The potential disaster a terrorist attack could have on the thousands of Texans who live between Lake Buchanan and the Gulf of Mexico should such a massive structure like Buchanan Dam be targeted is frightening. It’s a shame America has had to resort to such heightened security measures to curtail the likelihood of a terrorist strike, because the dam site was a fun place for the entire family to visit. Children loved going out on the dam to see the fish, or climbing the outside stairs to the top of the Observation Building to use the telescopes that looked over the water. Adults enjoyed the food served in the Observation Café, as well as the beautiful view of the lake along the building’s west side. The painted wall murals inside the café telling the story of the dams in the Highland Lakes chain were not only of historical interest, they also added to the atmosphere and décor of the entire restaurant.
The café had a long counter on the east side of the restaurant with chair stools for customers to sit and drink coffee or tea, perhaps order off the menu, especially if they were alone. Customers arriving with other companions usually chose to sit elsewhere. Typical square dining tables were scattered throughout the center of the room. Large vinyl-covered booths, many which were curved in shape, lined much of the room on the west wall. The booths were located next to large sections of plated glass that went all the way to the top of a very high ceiling.

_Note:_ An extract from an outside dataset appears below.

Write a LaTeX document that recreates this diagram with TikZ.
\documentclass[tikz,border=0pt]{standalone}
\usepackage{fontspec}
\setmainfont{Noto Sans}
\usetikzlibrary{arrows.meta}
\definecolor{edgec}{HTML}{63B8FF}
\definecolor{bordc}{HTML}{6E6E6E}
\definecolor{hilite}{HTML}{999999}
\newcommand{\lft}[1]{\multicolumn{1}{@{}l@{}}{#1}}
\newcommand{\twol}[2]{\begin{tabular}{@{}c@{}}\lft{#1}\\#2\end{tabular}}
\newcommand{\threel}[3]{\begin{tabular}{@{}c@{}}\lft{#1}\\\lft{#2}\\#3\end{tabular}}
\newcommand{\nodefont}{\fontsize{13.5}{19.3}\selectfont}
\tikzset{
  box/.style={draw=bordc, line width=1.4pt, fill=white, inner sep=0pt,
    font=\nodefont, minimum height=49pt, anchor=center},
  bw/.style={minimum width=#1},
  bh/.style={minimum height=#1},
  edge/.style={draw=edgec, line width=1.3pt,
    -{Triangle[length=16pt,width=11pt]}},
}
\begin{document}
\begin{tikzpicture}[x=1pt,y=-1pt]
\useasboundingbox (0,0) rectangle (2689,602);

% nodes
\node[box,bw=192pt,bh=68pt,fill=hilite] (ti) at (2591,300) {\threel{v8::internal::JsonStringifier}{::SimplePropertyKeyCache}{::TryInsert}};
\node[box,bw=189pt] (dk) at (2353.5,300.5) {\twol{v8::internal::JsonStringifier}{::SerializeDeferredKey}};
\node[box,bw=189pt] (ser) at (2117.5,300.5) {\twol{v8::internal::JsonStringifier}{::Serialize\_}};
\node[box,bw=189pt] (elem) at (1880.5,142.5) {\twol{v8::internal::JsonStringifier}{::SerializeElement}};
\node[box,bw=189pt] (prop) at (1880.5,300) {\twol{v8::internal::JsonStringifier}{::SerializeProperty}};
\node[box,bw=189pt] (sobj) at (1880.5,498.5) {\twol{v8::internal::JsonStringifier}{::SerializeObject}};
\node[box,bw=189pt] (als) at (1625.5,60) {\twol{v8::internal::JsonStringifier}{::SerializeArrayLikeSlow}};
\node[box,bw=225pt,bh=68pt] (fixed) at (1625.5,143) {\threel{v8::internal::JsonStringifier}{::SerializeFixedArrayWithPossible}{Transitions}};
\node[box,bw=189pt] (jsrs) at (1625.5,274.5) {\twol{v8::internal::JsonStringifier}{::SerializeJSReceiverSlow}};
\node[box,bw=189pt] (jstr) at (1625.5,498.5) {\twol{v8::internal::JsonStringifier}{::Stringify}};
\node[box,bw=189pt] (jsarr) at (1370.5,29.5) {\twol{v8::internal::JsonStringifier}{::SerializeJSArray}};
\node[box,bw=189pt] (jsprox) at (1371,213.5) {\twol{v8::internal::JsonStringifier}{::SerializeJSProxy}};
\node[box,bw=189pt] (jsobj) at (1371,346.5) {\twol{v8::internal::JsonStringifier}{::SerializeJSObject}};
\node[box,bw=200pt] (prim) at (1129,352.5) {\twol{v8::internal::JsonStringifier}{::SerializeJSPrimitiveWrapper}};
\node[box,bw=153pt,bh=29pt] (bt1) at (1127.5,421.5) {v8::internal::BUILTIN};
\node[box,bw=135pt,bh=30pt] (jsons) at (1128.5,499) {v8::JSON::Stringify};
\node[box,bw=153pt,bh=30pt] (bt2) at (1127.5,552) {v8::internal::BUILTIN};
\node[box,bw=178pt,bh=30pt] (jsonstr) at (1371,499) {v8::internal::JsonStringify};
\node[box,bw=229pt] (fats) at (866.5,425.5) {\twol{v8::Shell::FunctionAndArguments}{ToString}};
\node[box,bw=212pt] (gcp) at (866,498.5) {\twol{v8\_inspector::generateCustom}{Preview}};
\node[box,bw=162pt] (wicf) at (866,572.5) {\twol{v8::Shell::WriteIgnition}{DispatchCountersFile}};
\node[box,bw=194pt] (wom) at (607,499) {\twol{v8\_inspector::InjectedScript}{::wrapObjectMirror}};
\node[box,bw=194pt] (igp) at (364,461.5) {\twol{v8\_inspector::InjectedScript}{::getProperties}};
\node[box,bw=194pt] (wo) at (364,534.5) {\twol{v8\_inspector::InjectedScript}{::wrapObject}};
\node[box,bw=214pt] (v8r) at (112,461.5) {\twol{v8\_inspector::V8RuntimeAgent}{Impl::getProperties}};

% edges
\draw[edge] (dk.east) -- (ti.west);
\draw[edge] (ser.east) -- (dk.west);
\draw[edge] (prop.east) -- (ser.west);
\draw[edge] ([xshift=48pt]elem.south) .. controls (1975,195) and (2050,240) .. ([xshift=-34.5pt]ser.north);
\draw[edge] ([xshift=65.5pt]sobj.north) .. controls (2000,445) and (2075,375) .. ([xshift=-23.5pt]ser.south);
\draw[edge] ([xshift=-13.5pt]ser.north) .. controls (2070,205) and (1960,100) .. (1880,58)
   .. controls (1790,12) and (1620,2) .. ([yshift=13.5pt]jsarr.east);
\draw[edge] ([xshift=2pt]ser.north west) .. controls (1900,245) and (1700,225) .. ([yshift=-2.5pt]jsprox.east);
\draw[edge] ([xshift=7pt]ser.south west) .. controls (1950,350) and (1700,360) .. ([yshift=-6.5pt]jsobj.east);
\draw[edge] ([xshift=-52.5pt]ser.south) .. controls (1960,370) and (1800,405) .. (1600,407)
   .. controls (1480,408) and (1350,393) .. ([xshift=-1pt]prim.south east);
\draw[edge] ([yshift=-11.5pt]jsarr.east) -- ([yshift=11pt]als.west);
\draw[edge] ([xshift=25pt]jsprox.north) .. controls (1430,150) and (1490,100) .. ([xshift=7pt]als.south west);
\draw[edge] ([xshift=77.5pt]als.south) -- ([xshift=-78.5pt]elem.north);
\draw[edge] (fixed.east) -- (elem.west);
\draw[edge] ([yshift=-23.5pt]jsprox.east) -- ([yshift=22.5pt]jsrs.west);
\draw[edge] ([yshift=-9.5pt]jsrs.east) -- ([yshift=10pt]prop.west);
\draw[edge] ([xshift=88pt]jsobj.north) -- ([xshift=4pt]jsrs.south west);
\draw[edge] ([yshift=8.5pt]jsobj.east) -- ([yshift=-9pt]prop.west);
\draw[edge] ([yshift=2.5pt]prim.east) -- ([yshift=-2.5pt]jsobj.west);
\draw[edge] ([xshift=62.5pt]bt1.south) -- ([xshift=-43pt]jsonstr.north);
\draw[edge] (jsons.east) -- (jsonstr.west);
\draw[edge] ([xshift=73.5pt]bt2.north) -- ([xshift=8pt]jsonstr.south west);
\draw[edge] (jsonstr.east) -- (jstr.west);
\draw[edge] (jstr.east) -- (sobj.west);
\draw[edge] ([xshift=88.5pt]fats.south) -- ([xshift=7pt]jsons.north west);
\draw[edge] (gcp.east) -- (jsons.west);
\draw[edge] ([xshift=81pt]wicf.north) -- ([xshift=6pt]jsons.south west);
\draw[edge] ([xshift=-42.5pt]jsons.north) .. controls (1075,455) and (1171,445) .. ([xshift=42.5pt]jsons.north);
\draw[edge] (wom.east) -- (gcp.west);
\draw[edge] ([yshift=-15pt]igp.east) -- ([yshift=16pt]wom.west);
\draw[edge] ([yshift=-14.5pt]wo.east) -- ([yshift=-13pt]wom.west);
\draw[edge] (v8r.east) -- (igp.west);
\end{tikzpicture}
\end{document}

Anyone sitting in this area had a picturesque view of Lake Buchanan throughout the meal. The view was especially beautiful in the early evening when the sun started to set along the lake’s western horizon. Even after dark, the many lights and street lamps that dotted the dam and the surrounding area twinkled in the night sky and sparkled on the lake surface. The building also offered a side room near the restaurant’s entrance that was large enough to handle small parties or groups. I once attended a rehearsal dinner there, but the room could be reserved for any special occasion or meeting. Incidentally, did I mention that the food served at the Observation Café was also very good? I don’t recall specifically what I ordered when I ate there, but considering my age at the time and my background, there’s a good chance whatever I had was “chicken fried.” In the 1950’s in Central Texas was there much that could have been any better?
Another interesting feature of the Observation Building was the walking area along the west side of the building. The portico was supported by large columns, but the sides were open air from ground level to roof overlooking the lake. Usually, there was a nice cool breeze that brought with it the proof that something wet and wonderful was nearby should anyone desire to take advantage of the moment. From time to time, wooden barges or floating docks near the building’s entrance allowed visitors to purchase a snack or rent boats or water equipment.

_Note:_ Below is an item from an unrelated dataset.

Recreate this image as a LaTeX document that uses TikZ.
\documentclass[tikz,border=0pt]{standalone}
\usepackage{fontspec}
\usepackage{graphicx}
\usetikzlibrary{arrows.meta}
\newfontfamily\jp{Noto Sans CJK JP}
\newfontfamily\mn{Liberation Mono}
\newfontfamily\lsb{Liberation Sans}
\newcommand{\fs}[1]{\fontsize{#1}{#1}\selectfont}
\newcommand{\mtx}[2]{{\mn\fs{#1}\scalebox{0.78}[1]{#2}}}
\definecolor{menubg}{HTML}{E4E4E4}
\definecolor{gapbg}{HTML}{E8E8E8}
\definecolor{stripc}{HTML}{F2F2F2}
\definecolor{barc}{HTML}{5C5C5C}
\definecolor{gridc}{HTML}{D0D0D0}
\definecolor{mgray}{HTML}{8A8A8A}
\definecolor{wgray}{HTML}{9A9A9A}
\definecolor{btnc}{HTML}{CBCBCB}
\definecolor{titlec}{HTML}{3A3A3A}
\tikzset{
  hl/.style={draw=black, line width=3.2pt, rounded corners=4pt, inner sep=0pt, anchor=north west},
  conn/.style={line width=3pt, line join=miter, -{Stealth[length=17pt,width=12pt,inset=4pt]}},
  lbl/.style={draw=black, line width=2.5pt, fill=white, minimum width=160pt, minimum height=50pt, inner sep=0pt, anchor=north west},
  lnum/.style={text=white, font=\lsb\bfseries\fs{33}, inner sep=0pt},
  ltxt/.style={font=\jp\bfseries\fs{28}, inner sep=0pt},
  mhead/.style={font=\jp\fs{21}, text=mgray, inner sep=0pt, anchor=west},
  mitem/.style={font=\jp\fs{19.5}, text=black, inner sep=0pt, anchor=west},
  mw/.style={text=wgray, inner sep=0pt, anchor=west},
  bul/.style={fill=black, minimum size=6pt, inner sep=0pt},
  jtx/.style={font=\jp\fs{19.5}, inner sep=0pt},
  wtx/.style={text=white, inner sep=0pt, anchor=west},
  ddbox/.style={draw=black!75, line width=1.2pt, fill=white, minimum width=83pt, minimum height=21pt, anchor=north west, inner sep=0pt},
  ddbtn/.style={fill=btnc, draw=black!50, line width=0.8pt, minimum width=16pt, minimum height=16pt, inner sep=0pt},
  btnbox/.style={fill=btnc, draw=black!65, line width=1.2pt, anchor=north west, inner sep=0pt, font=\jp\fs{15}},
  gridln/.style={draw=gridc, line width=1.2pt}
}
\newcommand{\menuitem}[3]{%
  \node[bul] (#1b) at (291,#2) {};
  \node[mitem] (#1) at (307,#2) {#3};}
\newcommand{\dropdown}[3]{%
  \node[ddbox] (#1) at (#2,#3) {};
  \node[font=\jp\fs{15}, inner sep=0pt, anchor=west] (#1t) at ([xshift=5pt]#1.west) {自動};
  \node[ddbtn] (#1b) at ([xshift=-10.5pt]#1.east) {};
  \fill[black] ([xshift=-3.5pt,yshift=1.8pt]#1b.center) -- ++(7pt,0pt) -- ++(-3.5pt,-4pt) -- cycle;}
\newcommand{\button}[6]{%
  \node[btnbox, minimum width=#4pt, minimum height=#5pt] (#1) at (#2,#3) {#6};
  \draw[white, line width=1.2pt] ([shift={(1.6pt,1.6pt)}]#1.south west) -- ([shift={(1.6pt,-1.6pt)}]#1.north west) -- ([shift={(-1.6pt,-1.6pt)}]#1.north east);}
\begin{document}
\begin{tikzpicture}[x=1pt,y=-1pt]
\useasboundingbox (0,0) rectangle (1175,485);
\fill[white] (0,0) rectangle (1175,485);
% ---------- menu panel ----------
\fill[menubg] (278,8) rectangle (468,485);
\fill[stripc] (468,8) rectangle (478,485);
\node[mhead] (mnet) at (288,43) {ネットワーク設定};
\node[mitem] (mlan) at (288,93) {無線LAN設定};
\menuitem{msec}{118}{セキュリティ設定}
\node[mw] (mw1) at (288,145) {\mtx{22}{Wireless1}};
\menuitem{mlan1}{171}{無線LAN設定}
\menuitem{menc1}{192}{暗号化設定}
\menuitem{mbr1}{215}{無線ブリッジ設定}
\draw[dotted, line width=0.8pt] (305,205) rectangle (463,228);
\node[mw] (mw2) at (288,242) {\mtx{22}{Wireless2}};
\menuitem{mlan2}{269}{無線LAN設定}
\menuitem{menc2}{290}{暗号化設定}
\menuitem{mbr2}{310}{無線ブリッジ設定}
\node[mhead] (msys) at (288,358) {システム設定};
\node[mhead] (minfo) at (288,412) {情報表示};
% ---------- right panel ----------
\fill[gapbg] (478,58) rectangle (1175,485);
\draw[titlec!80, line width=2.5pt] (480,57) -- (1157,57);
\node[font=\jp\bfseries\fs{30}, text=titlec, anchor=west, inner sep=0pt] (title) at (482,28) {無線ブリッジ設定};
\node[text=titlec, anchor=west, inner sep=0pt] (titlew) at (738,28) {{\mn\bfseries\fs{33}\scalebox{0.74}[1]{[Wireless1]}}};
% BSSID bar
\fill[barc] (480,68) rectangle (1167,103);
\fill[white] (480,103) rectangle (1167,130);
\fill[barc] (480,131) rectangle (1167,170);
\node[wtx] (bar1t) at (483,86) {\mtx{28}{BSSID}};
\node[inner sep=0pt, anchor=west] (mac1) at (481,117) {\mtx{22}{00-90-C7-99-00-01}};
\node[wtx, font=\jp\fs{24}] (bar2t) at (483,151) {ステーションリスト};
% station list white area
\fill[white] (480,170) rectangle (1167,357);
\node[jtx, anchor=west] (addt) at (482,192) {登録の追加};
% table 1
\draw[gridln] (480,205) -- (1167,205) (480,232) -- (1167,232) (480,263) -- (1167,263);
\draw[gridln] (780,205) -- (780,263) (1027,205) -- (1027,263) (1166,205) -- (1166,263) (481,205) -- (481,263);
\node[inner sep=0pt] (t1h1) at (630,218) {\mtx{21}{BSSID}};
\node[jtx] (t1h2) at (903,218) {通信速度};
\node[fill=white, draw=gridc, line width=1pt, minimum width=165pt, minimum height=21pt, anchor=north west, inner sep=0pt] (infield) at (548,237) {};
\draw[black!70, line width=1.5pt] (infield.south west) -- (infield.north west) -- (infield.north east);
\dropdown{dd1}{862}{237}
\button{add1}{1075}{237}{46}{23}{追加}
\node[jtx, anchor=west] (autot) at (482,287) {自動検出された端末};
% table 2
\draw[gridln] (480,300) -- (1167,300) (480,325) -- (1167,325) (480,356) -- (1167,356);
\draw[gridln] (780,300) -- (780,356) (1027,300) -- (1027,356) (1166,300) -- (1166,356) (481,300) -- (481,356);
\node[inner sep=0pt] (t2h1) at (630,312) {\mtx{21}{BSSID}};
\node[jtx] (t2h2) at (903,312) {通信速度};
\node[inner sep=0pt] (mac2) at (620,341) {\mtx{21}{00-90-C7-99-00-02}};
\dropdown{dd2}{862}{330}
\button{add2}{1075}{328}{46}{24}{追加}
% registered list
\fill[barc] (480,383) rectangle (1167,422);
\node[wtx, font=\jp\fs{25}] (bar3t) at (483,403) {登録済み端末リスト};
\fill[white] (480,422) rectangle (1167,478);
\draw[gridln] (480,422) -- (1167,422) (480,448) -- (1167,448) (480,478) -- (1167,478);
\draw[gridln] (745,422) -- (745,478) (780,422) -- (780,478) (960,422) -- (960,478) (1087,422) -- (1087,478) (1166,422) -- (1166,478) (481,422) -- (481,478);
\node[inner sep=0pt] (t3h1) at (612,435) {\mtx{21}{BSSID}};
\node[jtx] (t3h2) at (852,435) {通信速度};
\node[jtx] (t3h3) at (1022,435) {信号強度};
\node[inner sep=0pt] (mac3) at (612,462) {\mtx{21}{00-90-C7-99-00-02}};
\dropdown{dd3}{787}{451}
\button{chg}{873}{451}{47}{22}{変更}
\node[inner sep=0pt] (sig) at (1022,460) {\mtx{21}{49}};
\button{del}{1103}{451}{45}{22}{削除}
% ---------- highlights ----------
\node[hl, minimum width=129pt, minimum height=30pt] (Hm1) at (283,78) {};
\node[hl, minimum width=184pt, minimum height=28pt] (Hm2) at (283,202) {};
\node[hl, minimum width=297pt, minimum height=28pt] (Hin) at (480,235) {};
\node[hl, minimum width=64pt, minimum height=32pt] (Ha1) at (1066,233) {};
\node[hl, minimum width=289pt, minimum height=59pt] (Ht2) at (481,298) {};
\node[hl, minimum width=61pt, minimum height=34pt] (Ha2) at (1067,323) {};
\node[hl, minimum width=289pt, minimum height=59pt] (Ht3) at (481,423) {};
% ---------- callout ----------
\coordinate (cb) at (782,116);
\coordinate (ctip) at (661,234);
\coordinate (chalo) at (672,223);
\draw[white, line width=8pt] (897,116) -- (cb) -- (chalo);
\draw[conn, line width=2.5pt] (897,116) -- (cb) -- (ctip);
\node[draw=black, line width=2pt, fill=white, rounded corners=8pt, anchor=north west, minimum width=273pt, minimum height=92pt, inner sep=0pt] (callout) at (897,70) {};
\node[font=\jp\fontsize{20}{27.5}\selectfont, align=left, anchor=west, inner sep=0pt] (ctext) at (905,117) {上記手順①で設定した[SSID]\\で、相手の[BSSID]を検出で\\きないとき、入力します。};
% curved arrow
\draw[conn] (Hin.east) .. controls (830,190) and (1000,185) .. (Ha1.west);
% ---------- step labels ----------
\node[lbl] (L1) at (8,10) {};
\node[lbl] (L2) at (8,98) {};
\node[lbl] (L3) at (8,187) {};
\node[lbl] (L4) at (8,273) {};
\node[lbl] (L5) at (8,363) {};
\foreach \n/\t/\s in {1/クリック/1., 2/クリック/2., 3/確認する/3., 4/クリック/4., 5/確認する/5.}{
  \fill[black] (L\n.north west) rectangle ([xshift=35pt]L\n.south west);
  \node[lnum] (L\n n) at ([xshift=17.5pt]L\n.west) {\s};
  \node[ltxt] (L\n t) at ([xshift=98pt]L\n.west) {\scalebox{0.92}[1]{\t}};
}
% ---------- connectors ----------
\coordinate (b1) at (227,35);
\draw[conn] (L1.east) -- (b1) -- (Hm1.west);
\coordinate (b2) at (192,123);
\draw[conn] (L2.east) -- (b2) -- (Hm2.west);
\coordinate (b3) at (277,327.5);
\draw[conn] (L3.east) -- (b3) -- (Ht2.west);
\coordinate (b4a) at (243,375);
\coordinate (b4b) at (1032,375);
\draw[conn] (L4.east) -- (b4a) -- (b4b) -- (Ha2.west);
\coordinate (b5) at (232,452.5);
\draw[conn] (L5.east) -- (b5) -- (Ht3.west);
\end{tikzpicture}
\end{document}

Across the parking lot on the east side of the Observation Building was the L.C.R.A. Administration Building, which was made of rock and granite and sat at the top of the hill closest to the dam’s walkway. The L.C.R.A. annual Christmas party was held here for many years. Although intended to host L.C.R.A. meetings and lengthier conferences, the building could be used by other groups under special circumstances. In the spring of 1958, the Llano High School Junior Class hosted the Junior-Senior Banquet in the facility. More recent policy allows use only by non-profit groups willing to follow set regulations, if there are no planned L.C.R.A. activities.
The Administration Building has two large main rooms, plus a fully equipped kitchen and a separate wing for overnight accommodations that includes three bedrooms with nine beds and three full baths. For many years, ladies at the Llano Church of Christ have reserved the building for an overnight retreat. Women from Burnet also use it for a Saturday only Ladies’ Day event once a year. Reservations to use the building must be made well in advance, but even stricter security measures are making it more difficult to use the building at all. For years ladies staying overnight during the retreat have taken short group walks around the premises. Areas once open for public walking are now off limits. This year, several women were stopped by security when their presence alerted some of the newest surveillance monitoring equipment.

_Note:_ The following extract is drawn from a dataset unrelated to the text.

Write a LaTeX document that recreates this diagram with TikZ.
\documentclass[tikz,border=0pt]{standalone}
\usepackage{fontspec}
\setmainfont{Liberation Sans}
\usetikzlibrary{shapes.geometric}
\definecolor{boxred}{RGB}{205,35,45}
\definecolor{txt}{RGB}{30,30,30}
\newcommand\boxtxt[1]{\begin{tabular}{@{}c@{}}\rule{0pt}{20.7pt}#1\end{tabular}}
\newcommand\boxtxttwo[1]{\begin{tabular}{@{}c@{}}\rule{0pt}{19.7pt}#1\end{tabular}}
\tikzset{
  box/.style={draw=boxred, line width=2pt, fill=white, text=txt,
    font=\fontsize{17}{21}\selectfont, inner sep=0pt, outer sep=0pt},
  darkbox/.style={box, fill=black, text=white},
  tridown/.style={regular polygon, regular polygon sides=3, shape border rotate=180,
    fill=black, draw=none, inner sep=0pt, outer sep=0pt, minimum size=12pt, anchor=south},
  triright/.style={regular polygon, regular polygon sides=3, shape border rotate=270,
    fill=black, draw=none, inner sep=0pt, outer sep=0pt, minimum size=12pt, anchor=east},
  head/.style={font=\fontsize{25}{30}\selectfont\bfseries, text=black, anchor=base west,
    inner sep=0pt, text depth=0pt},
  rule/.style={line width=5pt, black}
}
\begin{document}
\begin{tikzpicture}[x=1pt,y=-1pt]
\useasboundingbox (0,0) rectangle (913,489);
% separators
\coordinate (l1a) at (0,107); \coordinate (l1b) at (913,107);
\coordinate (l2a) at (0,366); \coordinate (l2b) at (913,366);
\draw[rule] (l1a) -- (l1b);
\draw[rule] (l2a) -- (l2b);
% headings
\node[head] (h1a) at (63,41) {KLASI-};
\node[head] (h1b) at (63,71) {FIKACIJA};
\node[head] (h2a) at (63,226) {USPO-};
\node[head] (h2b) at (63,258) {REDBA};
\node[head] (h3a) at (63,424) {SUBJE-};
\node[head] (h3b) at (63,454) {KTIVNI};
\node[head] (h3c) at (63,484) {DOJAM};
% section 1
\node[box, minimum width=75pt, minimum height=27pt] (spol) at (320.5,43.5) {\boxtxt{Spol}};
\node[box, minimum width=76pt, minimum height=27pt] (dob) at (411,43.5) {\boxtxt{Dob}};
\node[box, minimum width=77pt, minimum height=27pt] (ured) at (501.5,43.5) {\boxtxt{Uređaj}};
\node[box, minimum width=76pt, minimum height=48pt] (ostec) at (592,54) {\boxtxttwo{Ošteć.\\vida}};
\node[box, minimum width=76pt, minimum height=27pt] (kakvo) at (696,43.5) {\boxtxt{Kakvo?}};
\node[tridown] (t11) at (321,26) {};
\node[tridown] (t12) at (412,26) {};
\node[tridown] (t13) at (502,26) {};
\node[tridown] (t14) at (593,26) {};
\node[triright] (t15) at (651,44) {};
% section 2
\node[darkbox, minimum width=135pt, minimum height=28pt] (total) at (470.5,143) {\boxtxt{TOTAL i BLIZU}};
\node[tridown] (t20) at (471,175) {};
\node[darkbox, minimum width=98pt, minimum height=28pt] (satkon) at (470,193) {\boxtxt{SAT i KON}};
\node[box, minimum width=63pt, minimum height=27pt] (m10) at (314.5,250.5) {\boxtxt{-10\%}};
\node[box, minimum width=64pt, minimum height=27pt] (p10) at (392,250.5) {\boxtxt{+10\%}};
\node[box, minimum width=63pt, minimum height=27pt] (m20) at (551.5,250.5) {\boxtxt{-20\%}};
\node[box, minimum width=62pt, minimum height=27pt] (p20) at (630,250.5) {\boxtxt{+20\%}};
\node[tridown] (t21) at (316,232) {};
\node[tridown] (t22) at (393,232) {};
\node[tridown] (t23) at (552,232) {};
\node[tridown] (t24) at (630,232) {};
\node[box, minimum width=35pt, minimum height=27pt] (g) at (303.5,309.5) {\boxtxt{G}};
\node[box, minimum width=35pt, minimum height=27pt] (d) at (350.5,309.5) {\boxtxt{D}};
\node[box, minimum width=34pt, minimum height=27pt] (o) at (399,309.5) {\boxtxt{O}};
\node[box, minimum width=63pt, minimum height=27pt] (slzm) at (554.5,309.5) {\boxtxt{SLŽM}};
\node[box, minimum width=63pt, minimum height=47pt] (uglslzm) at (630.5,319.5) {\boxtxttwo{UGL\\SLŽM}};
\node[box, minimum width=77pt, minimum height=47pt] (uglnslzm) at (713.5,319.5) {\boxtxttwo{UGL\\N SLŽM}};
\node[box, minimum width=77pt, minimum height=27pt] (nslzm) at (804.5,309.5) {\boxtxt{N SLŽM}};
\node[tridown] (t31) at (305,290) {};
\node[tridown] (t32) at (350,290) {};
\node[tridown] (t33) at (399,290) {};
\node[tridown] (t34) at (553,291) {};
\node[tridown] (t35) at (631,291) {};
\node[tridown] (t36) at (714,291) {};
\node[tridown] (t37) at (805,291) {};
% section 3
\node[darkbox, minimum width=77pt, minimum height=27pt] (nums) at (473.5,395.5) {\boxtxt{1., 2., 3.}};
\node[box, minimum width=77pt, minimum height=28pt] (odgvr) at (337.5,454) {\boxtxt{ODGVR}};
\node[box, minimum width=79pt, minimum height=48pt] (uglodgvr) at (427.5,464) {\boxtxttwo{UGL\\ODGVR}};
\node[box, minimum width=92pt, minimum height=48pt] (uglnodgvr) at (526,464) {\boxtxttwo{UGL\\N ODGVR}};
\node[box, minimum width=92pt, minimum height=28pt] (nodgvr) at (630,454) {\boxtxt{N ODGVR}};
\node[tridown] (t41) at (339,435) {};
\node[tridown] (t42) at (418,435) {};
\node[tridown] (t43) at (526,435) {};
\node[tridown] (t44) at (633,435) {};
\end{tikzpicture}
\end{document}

East and northeast of the main building are four or more two-story white structures with red roof tops. These “homes away from home” were built when Buchanan Dam was constructed in the mid 1930’s. Almost all able-bodied men living in the area at that time worked in some capacity building the dam. My grandfather and his brother had learned carpentry skills from their father, so their contribution to Buchanan Dam was to build these houses that are still in use today. As far as I know, the homes were never intended for any other purpose than to serve the needs of the families of L.C.R.A. employees, usually as a weekend get-away or vacation time.
When the fiftieth anniversary celebrating the completion of Buchanan Dam was held in 1987, the restaurant in the Observation Building had long been gone. The building was still accessible, although the walls had been altered to include photos taken during dam construction. The platform for the speakers that day were set up near the near the entrance to the walkway on the dam. Hundreds of people attended this event, including many men who had helped build the dam. My father was one of those men, since he had worked as a large equipment operator on the project. What I enjoyed the most that day was his getting to visit with so many men he had known from that time period. I mostly listened, and learned, as they recalled specific details regarding their work and shared personal experiences common to each other. Not too many years after the fiftieth anniversary, a nice new building was erected in the middle of the old parking lot. It served as a visitor center and museum, providing large photographic displays telling the story of Buchanan Dam. Today, however, enhanced security has forced this building to also be off limits to the public, and the entire area is closed off by tall iron fencing and a locked gate. Hopefully, plans are for the photographs to be displayed elsewhere.